All the members of the Socialist Equality Party have to do is read the book and they would know why there has been a constant increase in hours of labor. If these would-be vanguardist leaders of the working class had actually read the fucking book, they would know longer hours of labor have always been accompanied by falling wages, not the reverse. And for good reason: impoverished workers living paycheck to paycheck and suffocating under ever growing debt have no problem with ever longer hours of labor.
When measured in a valid commodity money, as labor theory requires, wages are lower now than they were in 1970:
It does not matter that nominal wages are now 40 times higher than they were in 1939, in term of what these wages can buy they have fallen and this gives rise to a perverse reaction: Like a mule being led by a carrot on a stick, the worker thinks she can escape poverty by working more hours:
The more inflation eats away at the purchasing power of her wages, the more hours she works to offset the fall in her real wages. But this has a further perverse result: the more hours of labor she works and the more intensively she works, the more she pushes her fellow workers out of productive employment, increaseing competition for her own job and driving down her own real wages. As Marx explains in Wage Labor and Capital, by working longer and more intensively the worker becomes her own competition and drive herself deeper into poverty.

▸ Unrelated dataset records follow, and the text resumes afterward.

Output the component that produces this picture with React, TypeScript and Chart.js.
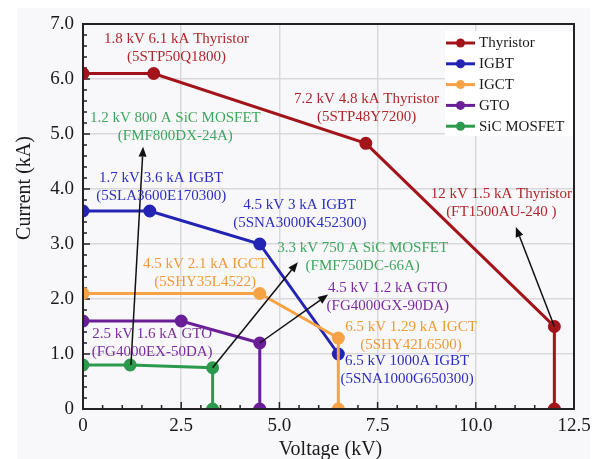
import { useEffect, useRef } from "react";
import { Chart, registerables } from "chart.js";

Chart.register(...registerables);

const FONT = '"Liberation Serif", "Times New Roman", serif';

// ---- data ----
const seriesNames = ["Thyristor", "IGBT", "IGCT", "GTO", "SiC MOSFET"];
const seriesColors = ["#A3141A", "#2424B4", "#F7A244", "#6A1F98", "#2C9A4C"];
const textColors = ["#B0262A", "#2E2EC2", "#F09A36", "#7A2C9E", "#3EA75E"];

const thyristorV = [0, 1.8, 7.2, 12, 12];
const thyristorI = [6.1, 6.1, 4.83, 1.5, 0];
const igbtV = [0, 1.7, 4.5, 6.5];
const igbtI = [3.6, 3.6, 3.0, 1.0];
const igctV = [0, 4.5, 6.5, 6.5];
const igctI = [2.1, 2.1, 1.29, 0];
const gtoV = [0, 2.5, 4.5, 4.5];
const gtoI = [1.6, 1.6, 1.2, 0];
const sicV = [0, 1.2, 3.3, 3.3];
const sicI = [0.8, 0.8, 0.75, 0];

const xTickValues = [0, 2.5, 5, 7.5, 10, 12.5];
const xTickLabels = ["0", "2.5", "5.0", "7.5", "10.0", "12.5"];
const yTickValues = [0, 1, 2, 3, 4, 5, 6, 7];
const yTickLabels = ["0", "1.0", "2.0", "3.0", "4.0", "5.0", "6.0", "7.0"];

// annotation labels: [series index, line1, line2, centre voltage, centre current]
const annotationSeries = [0, 0, 0, 4, 1, 1, 4, 2, 3, 3, 2, 1];
const annotationLine1 = [
  "1.8 kV 6.1 kA Thyristor",
  "7.2 kV 4.8 kA Thyristor",
  "12 kV 1.5 kA Thyristor",
  "1.2 kV 800 A SiC MOSFET",
  "1.7 kV 3.6 kA IGBT",
  "4.5 kV 3 kA IGBT",
  "3.3 kV 750 A SiC MOSFET",
  "4.5 kV 2.1 kA IGCT",
  "4.5 kV 1.2 kA GTO",
  "2.5 kV 1.6 kA GTO",
  "6.5 kV 1.29 kA IGCT",
  "6.5 kV 1000A IGBT",
];
const annotationLine2 = [
  "(5STP50Q1800)",
  "(5STP48Y7200)",
  "(FT1500AU-240 )",
  "(FMF800DX-24A)",
  "(5SLA3600E170300)",
  "(5SNA3000K452300)",
  "(FMF750DC-66A)",
  "(5SHY35L4522)",
  "(FG4000GX-90DA)",
  "(FG4000EX-50DA)",
  "(5SHY42L6500)",
  "(5SNA1000G650300)",
];
const annotationV = [2.38, 7.22, 10.65, 2.35, 1.99, 5.52, 7.12, 3.11, 7.76, 1.76, 8.35, 8.25];
const annotationI = [6.56, 5.47, 3.74, 5.12, 4.03, 3.54, 2.76, 2.48, 2.03, 1.19, 1.33, 0.7];

// arrows: from (V, I) to (V, I)
const arrowFromV = [1.22, 3.3, 4.5, 12];
const arrowFromI = [0.8, 0.75, 1.2, 1.5];
const arrowToV = [1.53, 5.47, 6.24, 11.02];
const arrowToI = [4.77, 2.67, 2.08, 3.31];

function pts(v: number[], i: number[]) {
  return v.map((x, k) => ({ x, y: i[k] }));
}

const decorPlugin = {
  id: "decor",
  beforeDraw(chart: any) {
    const { ctx, width, height } = chart;
    ctx.save();
    ctx.fillStyle = "#FFFFFF";
    ctx.fillRect(0, 0, width, height);
    ctx.fillStyle = "#F8F8FB";
    ctx.fillRect(17, 8, 573, height - 8);
    ctx.restore();
  },
  beforeDatasetsDraw(chart: any) {
    const { ctx, chartArea } = chart;
    const xs = chart.scales.x;
    const ys = chart.scales.y;
    ctx.save();
    // white legend box behind everything in plot
    ctx.fillStyle = "#FFFFFF";
    ctx.fillRect(445, 31, chartArea.right - 445, 105);
    // inner ticks
    ctx.strokeStyle = "#222";
    ctx.lineWidth = 1.5;
    ctx.beginPath();
    for (let k = 0; k <= 25; k++) {
      const v = k * 0.5;
      const px = xs.getPixelForValue(v);
      const len = k % 5 === 0 ? 7 : 4;
      ctx.moveTo(px, chartArea.bottom);
      ctx.lineTo(px, chartArea.bottom - len);
    }
    for (let k = 0; k <= 35; k++) {
      const v = k * 0.2;
      const py = ys.getPixelForValue(v);
      const len = k % 5 === 0 ? 7 : 4;
      ctx.moveTo(chartArea.left, py);
      ctx.lineTo(chartArea.left + len, py);
    }
    ctx.stroke();
    ctx.restore();
  },
  afterDatasetsDraw(chart: any) {
    const { ctx, chartArea } = chart;
    const xs = chart.scales.x;
    const ys = chart.scales.y;
    ctx.save();
    // arrows
    ctx.strokeStyle = "#111";
    ctx.fillStyle = "#111";
    ctx.lineWidth = 1.5;
    for (let k = 0; k < arrowFromV.length; k++) {
      const x0 = xs.getPixelForValue(arrowFromV[k]);
      const y0 = ys.getPixelForValue(arrowFromI[k]);
      const x1 = xs.getPixelForValue(arrowToV[k]);
      const y1 = ys.getPixelForValue(arrowToI[k]);
      const ang = Math.atan2(y1 - y0, x1 - x0);
      const hl = 10;
      const hw = 4;
      const bx = x1 - hl * Math.cos(ang);
      const by = y1 - hl * Math.sin(ang);
      ctx.beginPath();
      ctx.moveTo(x0, y0);
      ctx.lineTo(bx, by);
      ctx.stroke();
      ctx.beginPath();
      ctx.moveTo(x1, y1);
      ctx.lineTo(bx + hw * Math.sin(ang), by - hw * Math.cos(ang));
      ctx.lineTo(bx - hw * Math.sin(ang), by + hw * Math.cos(ang));
      ctx.closePath();
      ctx.fill();
    }
    // annotation labels
    ctx.font = `15px ${FONT}`;
    ctx.textAlign = "center";
    ctx.textBaseline = "middle";
    for (let k = 0; k < annotationLine1.length; k++) {
      const cx = xs.getPixelForValue(annotationV[k]);
      const cy = ys.getPixelForValue(annotationI[k]);
      ctx.fillStyle = textColors[annotationSeries[k]];
      ctx.fillText(annotationLine1[k], cx, cy - 9);
      ctx.fillText(annotationLine2[k], cx, cy + 9);
    }
    // border
    ctx.strokeStyle = "#222";
    ctx.lineWidth = 2;
    ctx.strokeRect(chartArea.left, chartArea.top, chartArea.right - chartArea.left, chartArea.bottom - chartArea.top);
    // legend
    ctx.font = `15px ${FONT}`;
    ctx.textAlign = "left";
    ctx.textBaseline = "middle";
    for (let k = 0; k < seriesNames.length; k++) {
      const y = 43 + k * 20.8;
      ctx.strokeStyle = seriesColors[k];
      ctx.fillStyle = seriesColors[k];
      ctx.lineWidth = 3;
      ctx.beginPath();
      ctx.moveTo(446, y);
      ctx.lineTo(475, y);
      ctx.stroke();
      ctx.beginPath();
      ctx.arc(460.5, y, 4.5, 0, Math.PI * 2);
      ctx.fill();
      ctx.fillStyle = "#1a1a1a";
      ctx.fillText(seriesNames[k], 479, y + 0.5);
    }
    // axis titles
    ctx.fillStyle = "#1a1a1a";
    ctx.font = `20px ${FONT}`;
    ctx.textAlign = "center";
    ctx.fillText("Voltage (kV)", 330.5, 450);
    ctx.translate(25, 188);
    ctx.rotate(-Math.PI / 2);
    ctx.fillText("Current (kA)", 0, 0);
    ctx.restore();
  },
};

export default function App() {
  const ref = useRef<HTMLCanvasElement | null>(null);
  useEffect(() => {
    document.body.style.margin = "0";
    if (!ref.current) return;
    const allV = [thyristorV, igbtV, igctV, gtoV, sicV];
    const allI = [thyristorI, igbtI, igctI, gtoI, sicI];
    const orders = [0, 2, 1, 3, 4];
    const chart = new Chart(ref.current, {
      type: "line",
      data: {
        datasets: seriesNames.map((name, k) => ({
          label: name,
          data: pts(allV[k], allI[k]),
          borderColor: seriesColors[k],
          backgroundColor: seriesColors[k],
          pointBackgroundColor: seriesColors[k],
          pointBorderColor: seriesColors[k],
          pointRadius: 5,
          borderWidth: 3,
          tension: 0,
          fill: false,
          order: orders[k],
        })),
      },
      plugins: [decorPlugin],
      options: {
        animation: false,
        responsive: false,
        devicePixelRatio: 1,
        layout: { padding: { left: 0, top: 24, right: 28, bottom: 0 } },
        plugins: { legend: { display: false }, tooltip: { enabled: false } },
        scales: {
          x: {
            type: "linear",
            min: 0,
            max: 12.5,
            afterBuildTicks: (s: any) => {
              s.ticks = xTickValues.map((v) => ({ value: v }));
            },
            afterFit: (s: any) => {
              s.height = 50;
            },
            ticks: {
              padding: 6,
              color: "#1a1a1a",
              font: { family: FONT, size: 19 },
              maxRotation: 0,
              callback: (v: any) => {
                const idx = xTickValues.indexOf(Number(v));
                return idx >= 0 ? xTickLabels[idx] : "";
              },
            },
            grid: { color: "#D9D9DC", lineWidth: 1.5, drawTicks: false },
            border: { display: false },
          },
          y: {
            type: "linear",
            min: 0,
            max: 7,
            afterBuildTicks: (s: any) => {
              s.ticks = yTickValues.map((v) => ({ value: v }));
            },
            afterFit: (s: any) => {
              s.width = 83;
            },
            ticks: {
              padding: 9,
              color: "#1a1a1a",
              font: { family: FONT, size: 19 },
              callback: (v: any) => {
                const idx = yTickValues.indexOf(Number(v));
                return idx >= 0 ? yTickLabels[idx] : "";
              },
            },
            grid: { color: "#D9D9DC", lineWidth: 1.5, drawTicks: false },
            border: { display: false },
          },
        },
      },
    });
    return () => chart.destroy();
  }, []);
  return (
    <div style={{ width: 602, height: 459 }}>
      <canvas ref={ref} width={602} height={459} style={{ display: "block" }} />
    </div>
  );
}
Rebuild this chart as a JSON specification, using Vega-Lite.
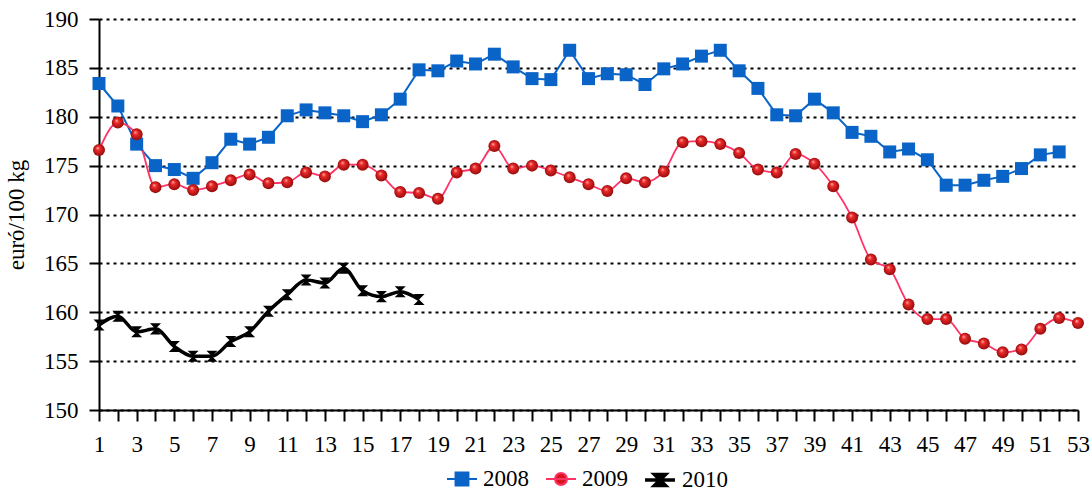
{
  "$schema": "https://vega.github.io/schema/vega-lite/v6.json",
  "width": 979,
  "height": 391,
  "autosize": "none",
  "padding": {"left": 99, "top": 19, "right": 13, "bottom": 81},
  "background": "white",
  "config": {"view": {"stroke": null}, "font": "Liberation Serif"},
  "data": {"values": [
    {"week":1,"series":"2008","value":183.4},{"week":2,"series":"2008","value":181.1},{"week":3,"series":"2008","value":177.2},{"week":4,"series":"2008","value":175.0},{"week":5,"series":"2008","value":174.6},{"week":6,"series":"2008","value":173.7},{"week":7,"series":"2008","value":175.3},{"week":8,"series":"2008","value":177.7},{"week":9,"series":"2008","value":177.2},{"week":10,"series":"2008","value":177.9},{"week":11,"series":"2008","value":180.1},{"week":12,"series":"2008","value":180.7},{"week":13,"series":"2008","value":180.4},{"week":14,"series":"2008","value":180.1},{"week":15,"series":"2008","value":179.5},{"week":16,"series":"2008","value":180.2},{"week":17,"series":"2008","value":181.8},{"week":18,"series":"2008","value":184.8},{"week":19,"series":"2008","value":184.7},{"week":20,"series":"2008","value":185.7},{"week":21,"series":"2008","value":185.4},{"week":22,"series":"2008","value":186.4},{"week":23,"series":"2008","value":185.1},{"week":24,"series":"2008","value":183.9},{"week":25,"series":"2008","value":183.8},{"week":26,"series":"2008","value":186.8},{"week":27,"series":"2008","value":183.9},{"week":28,"series":"2008","value":184.4},{"week":29,"series":"2008","value":184.3},{"week":30,"series":"2008","value":183.3},{"week":31,"series":"2008","value":184.9},{"week":32,"series":"2008","value":185.4},{"week":33,"series":"2008","value":186.2},{"week":34,"series":"2008","value":186.8},{"week":35,"series":"2008","value":184.7},{"week":36,"series":"2008","value":182.9},{"week":37,"series":"2008","value":180.2},{"week":38,"series":"2008","value":180.1},{"week":39,"series":"2008","value":181.8},{"week":40,"series":"2008","value":180.4},{"week":41,"series":"2008","value":178.4},{"week":42,"series":"2008","value":178.0},{"week":43,"series":"2008","value":176.4},{"week":44,"series":"2008","value":176.7},{"week":45,"series":"2008","value":175.6},{"week":46,"series":"2008","value":173.0},{"week":47,"series":"2008","value":173.0},{"week":48,"series":"2008","value":173.5},{"week":49,"series":"2008","value":173.9},{"week":50,"series":"2008","value":174.7},{"week":51,"series":"2008","value":176.1},{"week":52,"series":"2008","value":176.4},
    {"week":1,"series":"2009","value":176.6},{"week":2,"series":"2009","value":179.4},{"week":3,"series":"2009","value":178.2},{"week":4,"series":"2009","value":172.8},{"week":5,"series":"2009","value":173.1},{"week":6,"series":"2009","value":172.5},{"week":7,"series":"2009","value":172.9},{"week":8,"series":"2009","value":173.5},{"week":9,"series":"2009","value":174.1},{"week":10,"series":"2009","value":173.2},{"week":11,"series":"2009","value":173.3},{"week":12,"series":"2009","value":174.3},{"week":13,"series":"2009","value":173.9},{"week":14,"series":"2009","value":175.1},{"week":15,"series":"2009","value":175.1},{"week":16,"series":"2009","value":174.0},{"week":17,"series":"2009","value":172.3},{"week":18,"series":"2009","value":172.2},{"week":19,"series":"2009","value":171.6},{"week":20,"series":"2009","value":174.3},{"week":21,"series":"2009","value":174.7},{"week":22,"series":"2009","value":177.0},{"week":23,"series":"2009","value":174.7},{"week":24,"series":"2009","value":175.0},{"week":25,"series":"2009","value":174.5},{"week":26,"series":"2009","value":173.8},{"week":27,"series":"2009","value":173.1},{"week":28,"series":"2009","value":172.4},{"week":29,"series":"2009","value":173.7},{"week":30,"series":"2009","value":173.3},{"week":31,"series":"2009","value":174.4},{"week":32,"series":"2009","value":177.4},{"week":33,"series":"2009","value":177.5},{"week":34,"series":"2009","value":177.2},{"week":35,"series":"2009","value":176.3},{"week":36,"series":"2009","value":174.6},{"week":37,"series":"2009","value":174.3},{"week":38,"series":"2009","value":176.2},{"week":39,"series":"2009","value":175.2},{"week":40,"series":"2009","value":172.9},{"week":41,"series":"2009","value":169.7},{"week":42,"series":"2009","value":165.4},{"week":43,"series":"2009","value":164.4},{"week":44,"series":"2009","value":160.8},{"week":45,"series":"2009","value":159.3},{"week":46,"series":"2009","value":159.3},{"week":47,"series":"2009","value":157.3},{"week":48,"series":"2009","value":156.8},{"week":49,"series":"2009","value":155.9},{"week":50,"series":"2009","value":156.2},{"week":51,"series":"2009","value":158.3},{"week":52,"series":"2009","value":159.4},{"week":53,"series":"2009","value":158.9},
    {"week":1,"series":"2010","value":158.7},{"week":2,"series":"2010","value":159.6},{"week":3,"series":"2010","value":158.0},{"week":4,"series":"2010","value":158.3},{"week":5,"series":"2010","value":156.5},{"week":6,"series":"2010","value":155.5},{"week":7,"series":"2010","value":155.5},{"week":8,"series":"2010","value":157.0},{"week":9,"series":"2010","value":158.0},{"week":10,"series":"2010","value":160.1},{"week":11,"series":"2010","value":161.8},{"week":12,"series":"2010","value":163.3},{"week":13,"series":"2010","value":163.0},{"week":14,"series":"2010","value":164.5},{"week":15,"series":"2010","value":162.2},{"week":16,"series":"2010","value":161.6},{"week":17,"series":"2010","value":162.1},{"week":18,"series":"2010","value":161.3}
  ]},
  "encoding": {
    "x": {
      "field": "week", "type": "quantitative",
      "scale": {"domain": [1, 53], "nice": false, "zero": false},
      "axis": {
        "title": null,
        "values": [1,2,3,4,5,6,7,8,9,10,11,12,13,14,15,16,17,18,19,20,21,22,23,24,25,26,27,28,29,30,31,32,33,34,35,36,37,38,39,40,41,42,43,44,45,46,47,48,49,50,51,52,53],
        "labelExpr": "datum.value % 2 === 1 ? datum.label : ''",
        "grid": false,
        "domainColor": "black", "domainWidth": 2,
        "tickColor": "black", "tickWidth": 2, "tickSize": 11,
        "labelFontSize": 23, "labelColor": "black", "labelPadding": 12,
        "labelFlush": false, "labelOverlap": false, "labelFont": "Liberation Serif"
      }
    },
    "y": {
      "field": "value", "type": "quantitative",
      "scale": {"domain": [150, 190], "nice": false, "zero": false},
      "axis": {
        "title": "euró/100 kg",
        "values": [150,155,160,165,170,175,180,185,190],
        "grid": true, "gridColor": "black", "gridDash": [3, 4], "gridWidth": 2,
        "domainColor": "black", "domainWidth": 2,
        "tickColor": "black", "tickWidth": 2, "tickSize": 10,
        "labelFontSize": 23, "labelColor": "black", "labelPadding": 11, "labelFont": "Liberation Serif",
        "titleFontSize": 23, "titleFontWeight": "normal", "titleColor": "black", "titlePadding": 15, "titleFont": "Liberation Serif"
      }
    }
  },
  "layer": [
    {
      "transform": [{"filter": "datum.week === 1 && datum.series === '2008'"}],
      "mark": {"type": "point", "filled": true, "size": 1, "opacity": 1, "stroke": "#0a64c8", "strokeWidth": 2},
      "encoding": {
        "fill": {
          "field": "series", "type": "nominal",
          "scale": {"domain": ["2008"], "range": ["#0a64c8"]},
          "legend": {
            "orient": "none", "legendX": 347, "legendY": 444, "title": null,
            "labelFontSize": 23, "labelFont": "Liberation Serif", "labelColor": "black",
            "symbolSize": 900, "labelOffset": 5, "padding": 0,
            "symbolType": "M-1,0H1M-0.43,-0.43H0.43V0.43H-0.43Z",
            "symbolStrokeColor": "#0a64c8", "symbolStrokeWidth": 2, "symbolOpacity": 1
          }
        }
      }
    },
    {
      "transform": [{"filter": "datum.week === 1 && datum.series === '2009'"}],
      "mark": {"type": "point", "filled": true, "size": 1, "opacity": 1, "fill": "#d8141e", "strokeWidth": 2},
      "encoding": {
        "stroke": {
          "field": "series", "type": "nominal",
          "scale": {"domain": ["2009"], "range": ["#ff3366"]},
          "legend": {
            "orient": "none", "legendX": 446, "legendY": 444, "title": null,
            "labelFontSize": 23, "labelFont": "Liberation Serif", "labelColor": "black",
            "symbolSize": 900, "labelOffset": 5, "padding": 0,
            "symbolType": "M-1,0H1M0.4,0A0.4,0.4,0,1,1,-0.4,0A0.4,0.4,0,1,1,0.4,0Z",
            "symbolFillColor": "#d8141e", "symbolStrokeWidth": 2, "symbolOpacity": 1
          }
        }
      }
    },
    {
      "transform": [{"filter": "datum.week === 1 && datum.series === '2010'"}],
      "mark": {"type": "point", "filled": true, "size": 1, "opacity": 1, "stroke": "#000000", "strokeWidth": 3.5},
      "encoding": {
        "color": {
          "field": "series", "type": "nominal",
          "scale": {"domain": ["2010"], "range": ["#000000"]},
          "legend": {
            "orient": "none", "legendX": 544, "legendY": 444, "title": null,
            "labelFontSize": 23, "labelFont": "Liberation Serif", "labelColor": "black",
            "symbolSize": 900, "labelOffset": 5, "padding": 0,
            "symbolType": "M-1,0H1M-0.37,-0.37L0.37,-0.37L-0.37,0.37L0.37,0.37Z",
            "symbolStrokeColor": "#000000", "symbolStrokeWidth": 3.5, "symbolOpacity": 1
          }
        }
      }
    },
    {"transform": [{"filter": "datum.series === '2008'"}], "mark": {"type": "line", "color": "#0a64c8", "strokeWidth": 2}},
    {"transform": [{"filter": "datum.series === '2009'"}], "mark": {"type": "line", "color": "#ff3366", "strokeWidth": 1.8, "interpolate": "monotone"}},
    {"transform": [{"filter": "datum.series === '2010'"}], "mark": {"type": "line", "color": "#000000", "strokeWidth": 3.5, "interpolate": "monotone"}},
    {"transform": [{"filter": "datum.series === '2008'"}], "mark": {"type": "point", "shape": "square", "size": 169, "filled": true, "opacity": 1, "color": "#0a64c8"}},
    {"transform": [{"filter": "datum.series === '2010'"}], "mark": {"type": "point", "shape": "M-0.85,-0.85L0.85,-0.85L-0.85,0.85L0.85,0.85Z", "size": 169, "filled": true, "opacity": 1, "color": "#000000"}},
    {
      "transform": [{"filter": "datum.series === '2009'"}],
      "mark": {"type": "point", "shape": "circle", "size": 144, "filled": true, "opacity": 1,
        "fill": {"gradient": "radial", "x1": 0.38, "y1": 0.32, "r1": 0, "x2": 0.5, "y2": 0.5, "r2": 0.55,
          "stops": [{"offset": 0, "color": "#ffc0c0"}, {"offset": 0.3, "color": "#ee2a2a"}, {"offset": 1, "color": "#8c0808"}]}}
    }
  ]
}
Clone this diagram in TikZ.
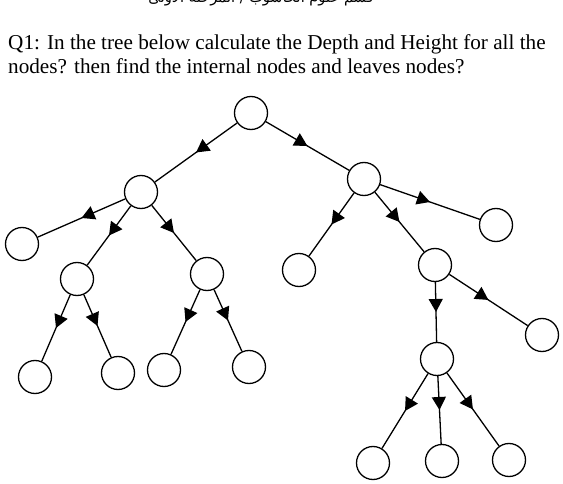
\documentclass[tikz,border=0pt]{standalone}
\usepackage{fontspec}
\setmainfont{Liberation Serif}
\newfontfamily\arabicfont[Script=Arabic]{DejaVu Sans}
\TeXXeTstate=1
\usetikzlibrary{arrows.meta,decorations.markings}
\tikzset{
  vertex/.style={circle,draw,line width=1.3pt,minimum size=33pt,inner sep=0pt},
  edge/.style={line width=1.3pt,postaction={decorate},
    decoration={markings,mark=at position 0.5 with {\arrow{Triangle[width=14pt,length=13pt]}}}},
  question/.style={anchor=base west,inner sep=0pt,font=\fontsize{21.2}{24}\selectfont}
}
\begin{document}
\begin{tikzpicture}[x=1pt,y=-1pt]
\useasboundingbox (0,0) rectangle (563,484);
\clip (0,0) rectangle (563,484);
\node[anchor=base,inner sep=0pt] (title) at (261,2.5){\arabicfont\fontsize{14.5}{16}\selectfont\beginR قسم علوم الحاسوب / المرحلة الاولى\endR};
\node[question] (q1) at (8,49.5){Q1: In the tree below calculate the Depth and Height for all the};
\node[question] (q2) at (8,74){nodes? then find the internal nodes and leaves nodes?};
% the tree
\node[vertex] (root) at (251,113){};
\node[vertex] (a) at (141,192){};
\node[vertex] (r) at (364,179){};
\node[vertex] (a1) at (22,244){};
\node[vertex] (b) at (77,279){};
\node[vertex] (c) at (207,274){};
\node[vertex] (b1) at (35,377){};
\node[vertex] (b2) at (118,373){};
\node[vertex] (c1) at (164,370){};
\node[vertex] (c2) at (249,367){};
\node[vertex] (r1) at (299,270){};
\node[vertex] (d) at (435,265){};
\node[vertex] (r3) at (496,225){};
\node[vertex] (e) at (437,359){};
\node[vertex] (d2) at (542,335){};
\node[vertex] (e1) at (373,463){};
\node[vertex] (e2) at (442,461){};
\node[vertex] (e3) at (509,460){};
\draw[edge] (root)--(a);
\draw[edge] (root)--(r);
\draw[edge] (a)--(a1);
\draw[edge] (a)--(b);
\draw[edge] (a)--(c);
\draw[edge] (b)--(b1);
\draw[edge] (b)--(b2);
\draw[edge] (c)--(c1);
\draw[edge] (c)--(c2);
\draw[edge] (r)--(r1);
\draw[edge] (r)--(d);
\draw[edge] (r)--(r3);
\draw[edge] (d)--(e);
\draw[edge] (d)--(d2);
\draw[edge] (e)--(e1);
\draw[edge] (e)--(e2);
\draw[edge] (e)--(e3);
\end{tikzpicture}
\end{document}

All of this should be obvious to the Socialist Equality Party, but it clearly is not. Like most vanguardist sects, it has little or no mastery of even the simplest principles of labor theory, yet it laughingly imagines itself a leader of the working class. Your ignorance of basic labor theory is shocking and unconscionable. Any communist with even a passing familiarity with labor theory knows there can be no advantage to the worker to work more hours of wage slavery.
Dissolve your sect and stop being an obstacle to the proletarian cause.